You Might Be Draining Your Car Battery Too
Some vehicles have 12V sockets that stay powered even when the ignition is off. If you leave a charger plugged into one of those overnight, even with no phone attached, some chargers draw a small amount of power to keep an indicator light on. It’s called phantom drain, and while it’s tiny, it adds up. Leave a phone actually charging in one of these sockets overnight and you could wake up to a dead car battery. Especially if your car battery is older than three years, this is a real risk.
Easy solution: unplug your charger when you leave the car. Don’t just unplug the phone from the cable. Pull the whole adapter out of the socket. Make it a habit every time you park.
Your Personal Data Is at Risk (Especially in Rental Cars)
This is the one nobody thinks about. When you plug your phone into a car’s USB port, that port is usually connected to the infotainment system. And USB cables don’t just carry power. They carry data too. That means the car can pull information from your phone, including your contact list, text message history, GPS search history, and music library.
In your own car, this is annoying but at least the data stays with you. In a rental car, a Lyft, an Uber, or a friend’s car? That information gets stored in the vehicle’s memory. The next person who rents that car, or a rental lot employee, or anyone who accesses the infotainment system can potentially see your contacts, your recent addresses, your text conversations. An attorney at the Federal Trade Commission has confirmed this is a real concern.
Most people never think to delete their data from a rental car’s system before returning it. Even if you do think about it, figuring out how to wipe it isn’t exactly intuitive on most vehicles. The simplest fix is to just never plug your phone into a USB port in a car that isn’t yours.
There’s also the threat of “juice jacking,” where compromised USB ports in shared or public spaces can install malware or copy data from your device. The FBI has warned about this specifically. While documented real-world cases are still uncommon, the technology to do it absolutely exists. If you must use a USB port you don’t trust, a USB data blocker (about $8 on Amazon) physically blocks the data pins and only allows power through. Worth keeping one in your bag.

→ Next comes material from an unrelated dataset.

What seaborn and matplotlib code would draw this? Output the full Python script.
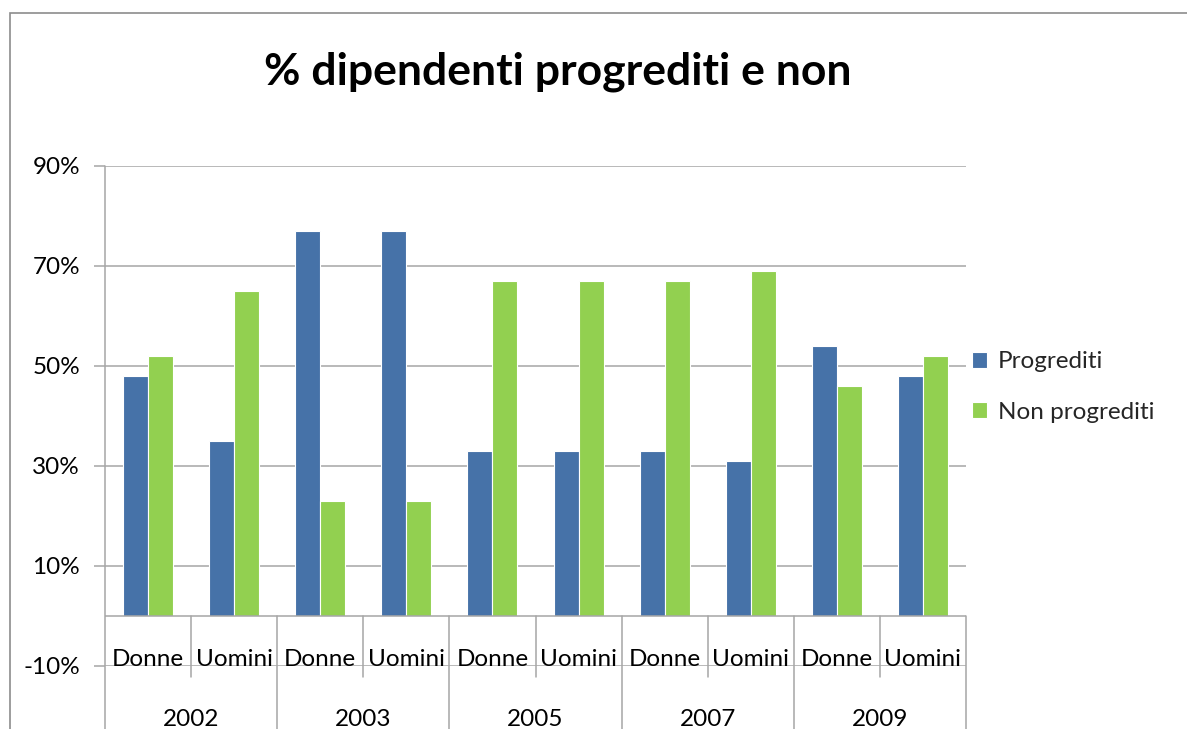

What You Should Do Instead
The best alternative is a portable power bank. A solid one from Anker or Baseus runs about $20 to $35 at Walmart or Amazon, and most good ones will charge your phone two to three times on a single fill. You charge the power bank at home using a proper wall outlet, then toss it in your bag or glove box. Clean power, no heat issues from your car’s interior (assuming you don’t leave it baking on the dashboard), no data transfer worries, no voltage spikes. It’s the simplest fix there is.
If you absolutely must charge in the car, here’s how to minimize the damage. First, only charge while the car is running with the climate control on. Second, use a high-quality adapter from a reputable brand (not from a gas station checkout). Third, plug the adapter into the cigarette lighter socket first, then connect the cable to your phone, and reverse the order when you’re done. Fourth, never leave your phone sitting on the dashboard in direct sunlight while charging. Keep it in a shaded spot with some airflow.
Some experts also recommend a pure sine wave power inverter, which plugs into the 12V socket and regulates the power output much more cleanly than a standard adapter. They run about $25 to $50 on Amazon. It’s overkill for most people, but if you spend hours in the car every day for work, it’s a worthwhile investment.
The Real Takeaway
Car charging isn’t going to brick your phone overnight. But it’s one of those slow, invisible habits that degrades your battery faster than it should, puts your personal data at risk in shared vehicles, and could actually cause real problems if you’re using cheap accessories. The fix is easy and cheap. Get a decent power bank, keep it charged, and stop relying on your car’s electrical system to do a job it was never designed for. Your phone (and your battery life) will last noticeably longer for it.